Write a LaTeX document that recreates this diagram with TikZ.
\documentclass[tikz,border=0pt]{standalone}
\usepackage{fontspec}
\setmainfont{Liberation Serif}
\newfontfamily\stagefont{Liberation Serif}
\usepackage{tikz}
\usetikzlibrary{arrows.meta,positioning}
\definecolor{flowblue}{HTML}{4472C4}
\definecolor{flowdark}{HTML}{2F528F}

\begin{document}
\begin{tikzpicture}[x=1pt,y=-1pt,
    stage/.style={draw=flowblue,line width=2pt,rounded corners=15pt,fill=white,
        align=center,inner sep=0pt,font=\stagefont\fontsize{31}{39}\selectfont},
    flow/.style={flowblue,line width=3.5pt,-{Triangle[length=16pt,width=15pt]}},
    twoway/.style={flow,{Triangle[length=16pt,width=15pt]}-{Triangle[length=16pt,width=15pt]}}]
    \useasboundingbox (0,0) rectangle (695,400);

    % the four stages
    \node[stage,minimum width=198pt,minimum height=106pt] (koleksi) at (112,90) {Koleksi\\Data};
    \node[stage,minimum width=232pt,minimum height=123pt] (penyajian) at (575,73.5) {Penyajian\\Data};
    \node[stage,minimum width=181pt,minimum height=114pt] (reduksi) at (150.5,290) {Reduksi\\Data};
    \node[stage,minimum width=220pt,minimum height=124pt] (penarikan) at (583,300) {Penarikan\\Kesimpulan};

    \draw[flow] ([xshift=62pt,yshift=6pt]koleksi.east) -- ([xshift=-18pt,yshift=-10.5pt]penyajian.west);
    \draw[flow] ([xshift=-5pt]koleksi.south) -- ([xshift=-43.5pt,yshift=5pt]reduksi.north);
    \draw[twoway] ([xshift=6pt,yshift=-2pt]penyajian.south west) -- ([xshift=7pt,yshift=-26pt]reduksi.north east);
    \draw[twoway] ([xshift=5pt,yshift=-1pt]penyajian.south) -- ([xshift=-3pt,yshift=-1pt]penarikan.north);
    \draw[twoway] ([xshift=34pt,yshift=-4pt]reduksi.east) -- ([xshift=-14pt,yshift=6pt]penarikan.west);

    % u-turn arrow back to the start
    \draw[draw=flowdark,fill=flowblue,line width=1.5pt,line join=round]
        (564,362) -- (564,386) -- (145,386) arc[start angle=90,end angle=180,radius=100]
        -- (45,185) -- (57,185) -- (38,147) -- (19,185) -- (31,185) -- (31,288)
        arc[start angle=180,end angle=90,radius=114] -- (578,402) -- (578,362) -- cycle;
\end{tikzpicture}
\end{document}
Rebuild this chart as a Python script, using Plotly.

- _WHAT TO WORK ON_
Quote every line from the beginning of the entries up to and including the line that contains "(0,0) rectangle (695,400);".

- _COMPLETE ANSWER_
Write a LaTeX document that recreates this diagram with TikZ.
\documentclass[tikz,border=0pt]{standalone}
\usepackage{fontspec}
\setmainfont{Liberation Serif}
\newfontfamily\stagefont{Liberation Serif}
\usepackage{tikz}
\usetikzlibrary{arrows.meta,positioning}
\definecolor{flowblue}{HTML}{4472C4}
\definecolor{flowdark}{HTML}{2F528F}

\begin{document}
\begin{tikzpicture}[x=1pt,y=-1pt,
    stage/.style={draw=flowblue,line width=2pt,rounded corners=15pt,fill=white,
        align=center,inner sep=0pt,font=\stagefont\fontsize{31}{39}\selectfont},
    flow/.style={flowblue,line width=3.5pt,-{Triangle[length=16pt,width=15pt]}},
    twoway/.style={flow,{Triangle[length=16pt,width=15pt]}-{Triangle[length=16pt,width=15pt]}}]
    \useasboundingbox (0,0) rectangle (695,400);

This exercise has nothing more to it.